The overview of our APRConfig framework is as follows:
Our motivation to design, implement, and release APRConfig is to facilitate the bias validation and elimination, as well as a fairer evaluation for APR community. The goal of APRConfig is to make the APR evaluation more reliable, less complex and expensive. It currently integrates two datasets, one standard fault localization, four patch generation algorithms, and three patch validation strategies. We hope in the future APRConfig could integrate more datasets and APR modules. Any contribution to this repository or any usage of the APRConfig is very welcome. Let's fight for a better APR!
This repository is dedicated to serve the following groups:
- practitioners who want to put APR techniques into practice. They could learn from our study to avoid bias escape into industrial usage.
- researchers who aim to obtain trustworthy conclusions for evaluating the strengths and weaknesses of an (newly proposed) APR technique.
- other potential users who are interested in APR research and want to obtain a comprehensive understanding of existing biases in APR evaluation.
The experiment of our study is performed with:
- OS: Ubuntu 16.04
- JDK: JDK 7and JDK 8
- Python 3 (with Conda environment)
# 1) Clone this repo
git clone https://github.com/DehengYang/APRConfig.git
# 2) Init repo
./init.sh
cd APRConfig
./run_d4j_1.sh
./run_quixbugs.sh
To obtain statistics, run:
cd APRConfig
# 1) to parse execution logs
python parser/Main_parse.py
# 2) to obtain plausible patches
python statistics/Get_patch.py
# 3) to calculate time cost
python statistics/Count_repair_time.py
# 4) to gather data (compression with high reduction size via lrzip)
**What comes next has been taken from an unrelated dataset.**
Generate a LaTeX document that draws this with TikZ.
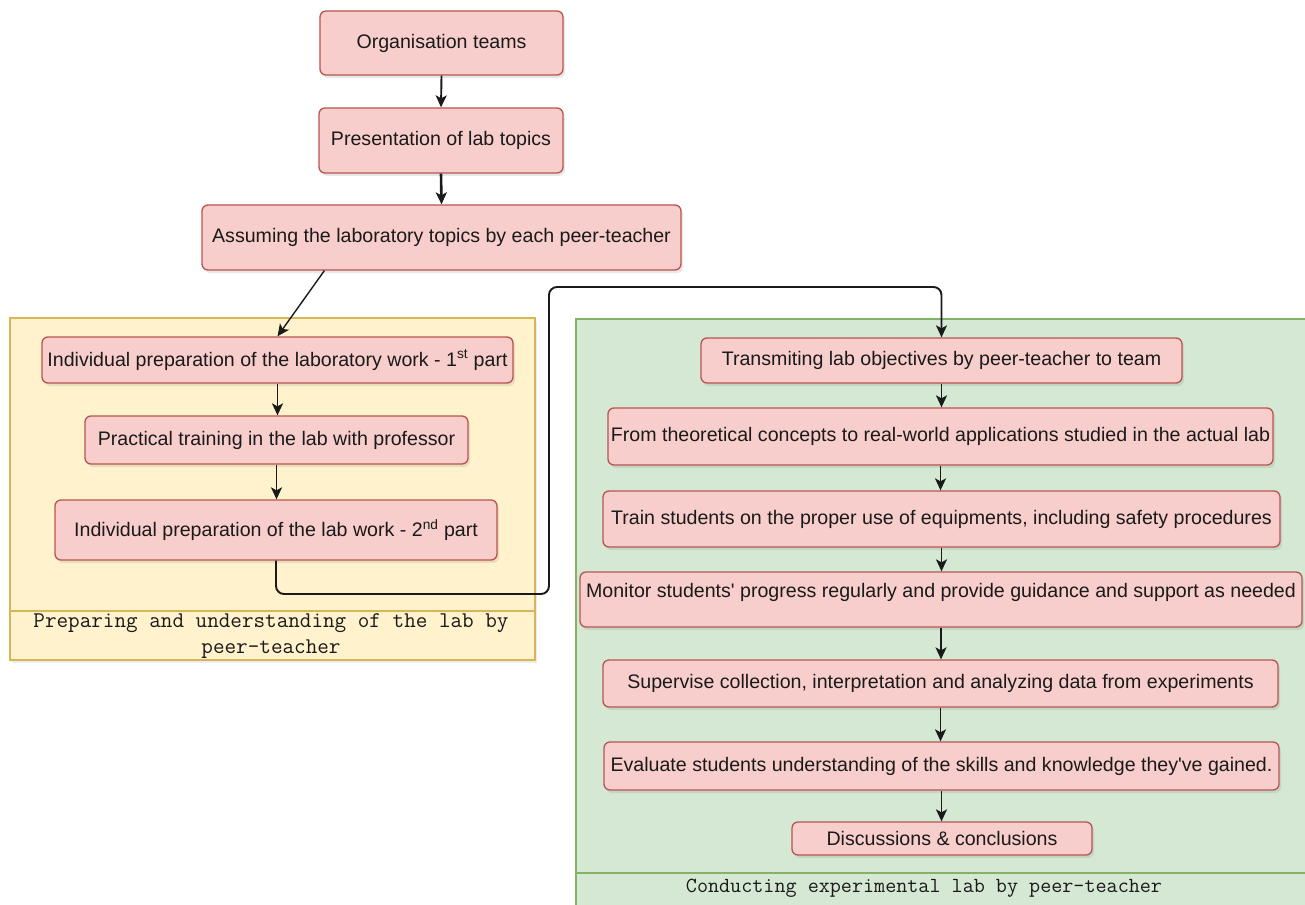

python result_processor/Result_processor.py
Or you can directly run:
cd APRConfig
./run_parser.sh
To obtain the figures shown in our paper, run:
cd APRConfig
1) to gather results at results_defects4j/merge dir
python parser_plot/Prepare_data.py
2) to analyze repair effectiveness
python parser_plot/Plot_impact_effectiveness.py
3) to analyze repair efficiency
python parser_plot/Plot_impact_efficiency.py
To obtain the results of statistical tests presented in our paper, run:
python parser_plot/Statistical_tests.py
├── APRConfig: source code and execution scripts of APRConfig
├── apr_tools: submodule for patch generation
├── datasets: submodule for dataset preparation
├── fl_modules: submodule for fault localization
├── patch_validator: submodule for patch validation
├── package.sh: script for package all submodules of APRConfig
├── INSTALL: scripts for environment configuration
├── results_bears: raw data of repair experiment on Bears
├── results_defects4j: raw data of repair experiment on Defects4J
├── results_quixbugs: raw data of repair experiment on QuixBugs
├── doc: SLR data
├── LICENSE
└── README.md
To facilitate the usage of potential users, we plan to continuously maintain this repository. Accordingly, we provide the guideline, which is available at How_to_extend.md, on how to extend APRConfig with more datasets, fault localizers, patch generation algorithms, and patch validators. Any question or contribution is much welcomed.
We would like to sincerely thank Thomas Durieux, Fernanda Madeiral, Matias Martinez, and Rui Abreu for contributing a great framework (i.e., RepairThemAll), which serves as a quite useful reference point for how to construct an executable framework. We also adopted some software design patterns used in RepairThemAll, and finally accomplished a new executable framework that properly decouples the APR implementation into three sub-modules, including fault localization, patch generation, and patch validation, to support the bias mitigation and validation as well as further explorations on APR evaluation for potential end users.
The repository is licensed under the GNU GPLv3 license. See LICENSE for details.